Le secteur ferroviaire constitue l’un des axes prioritaires de ce plan de modernisation. Le Plan National des Chemins de Fer (ONCF) prévoit l’acquisition de 40 trains à grande vitesse interurbains, de 60 trains régionaux et de 50 trains de banlieue, afin de renforcer le maillage existant et de desservir de nouveaux corridors. Dans le cadre des appels d’offres, la concurrence est féroce. Si la société espagnole Talgo a été écartée dès la première phase, l’entreprise française Alstom s’est déjà distinguée en remportant, en octobre dernier, un contrat pour la fourniture de 18 trains à grande vitesse sur la ligne reliant Kénitra à Marrakech.
Par ailleurs, deux autres acteurs – la société espagnole CAF et le constructeur sud-coréen Hyundai Rotem – continuent de se disputer le contrat, lequel inclut également la maintenance des trains sur une durée de 20 ans, tout en intégrant une part de production locale dans l’économie marocaine. Le directeur général de Hyundai Rotem avait d’ailleurs évoqué, en juillet, un projet de construction d’une usine de fabrication de trains au Maroc en cas de victoire de son entreprise, signe de la montée en puissance de la compétition entre partenaires européens et asiatiques.
L’investissement espagnol ne se limite pas au financement des infrastructures. En effet, Madrid consolide sa position en tant que premier partenaire commercial du Maroc, avec un volume d’échanges atteignant 22 milliards d’euros en 2024 et un excédent commercial de 3 milliards d’euros en sa faveur. Maria Amparo López-Senovilla a ainsi précisé que les exportations espagnoles vers le Maroc surpassent celles adressées à la Chine et au Mexique réunis. Grâce à des conditions de crédit favorables, l’Espagne ambitionne de devenir l’investisseur numéro un dans la modernisation des infrastructures marocaines – un statut actuellement occupé par la France.

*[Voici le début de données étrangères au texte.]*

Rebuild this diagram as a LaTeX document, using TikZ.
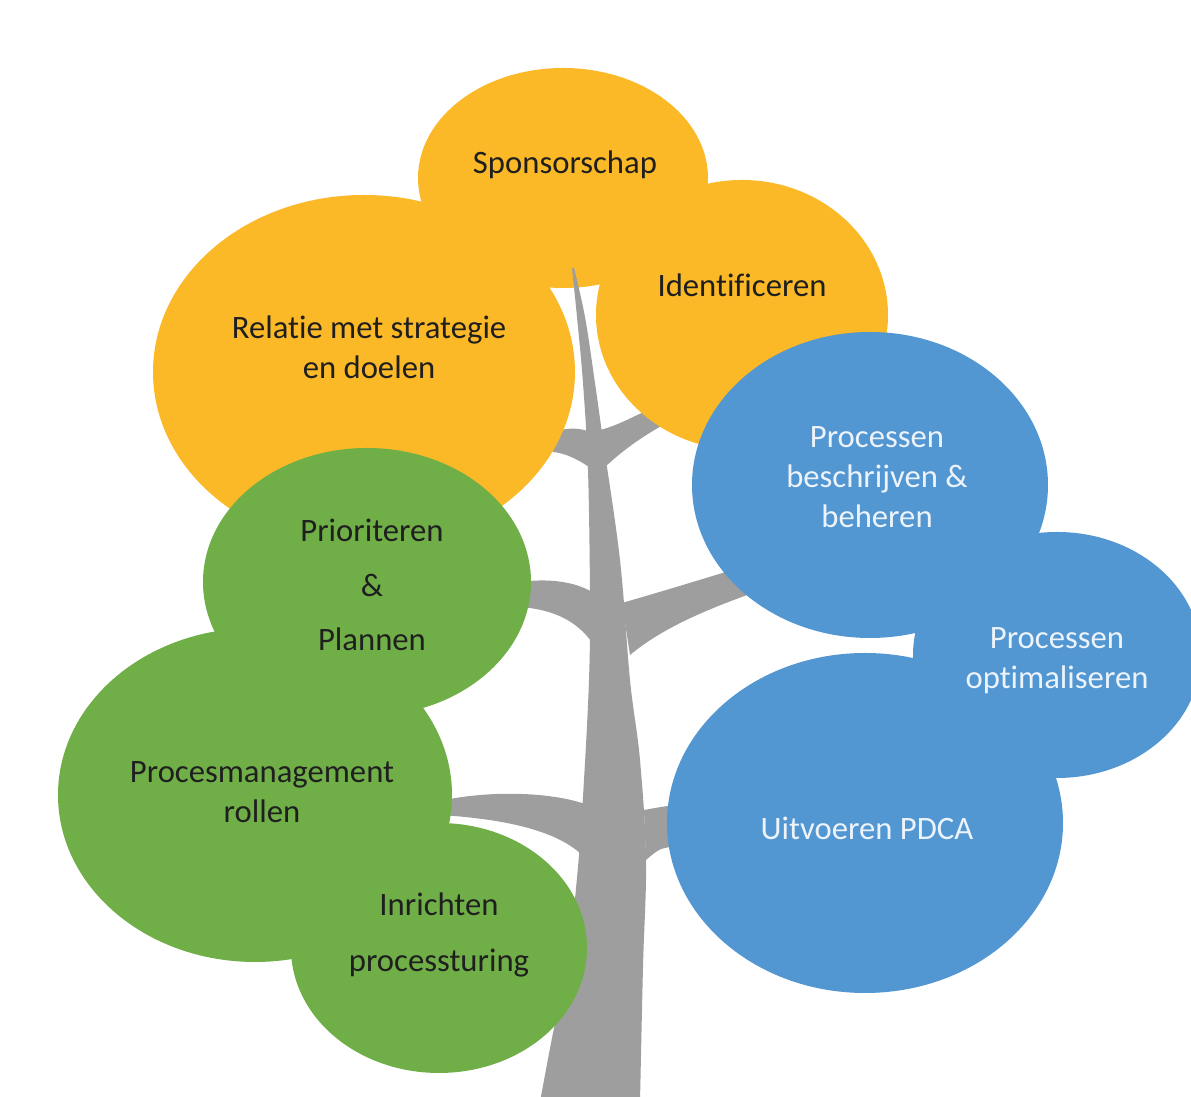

Lors du Forum des affaires maroco-espagnol, les discussions se sont articulées autour de trois grands axes : la modernisation des infrastructures (développement des aéroports, des autoroutes et des réseaux de distribution d’eau), l’essor technologique dans les secteurs de l’agriculture, de l’industrie et des services, ainsi que le renforcement de la capacité hôtelière du Maroc afin de répondre aux normes internationales d’accueil touristique.
Dans un climat de coopération diplomatique et économique en pleine expansion, il apparaît que l’Espagne joue un rôle moteur dans les projets de modernisation qui prépareront le Maroc à accueillir la Coupe du Monde 2030. En s’appuyant sur des décennies d’expertise – notamment l’expérience acquise lors de l’organisation de la Coupe du Monde 1982 et des Jeux Olympiques de Barcelone en 1992 – le Royaume chérifien entend tirer profit d’un transfert de savoir-faire susceptible de transformer profondément ses infrastructures. Ce partenariat stratégique entre Madrid et Rabat ne se résume pas à une opération financière ponctuelle, mais constitue une véritable feuille de route pour un développement intégré, qui promet de redessiner le paysage économique et urbain du Maroc dans les années à venir.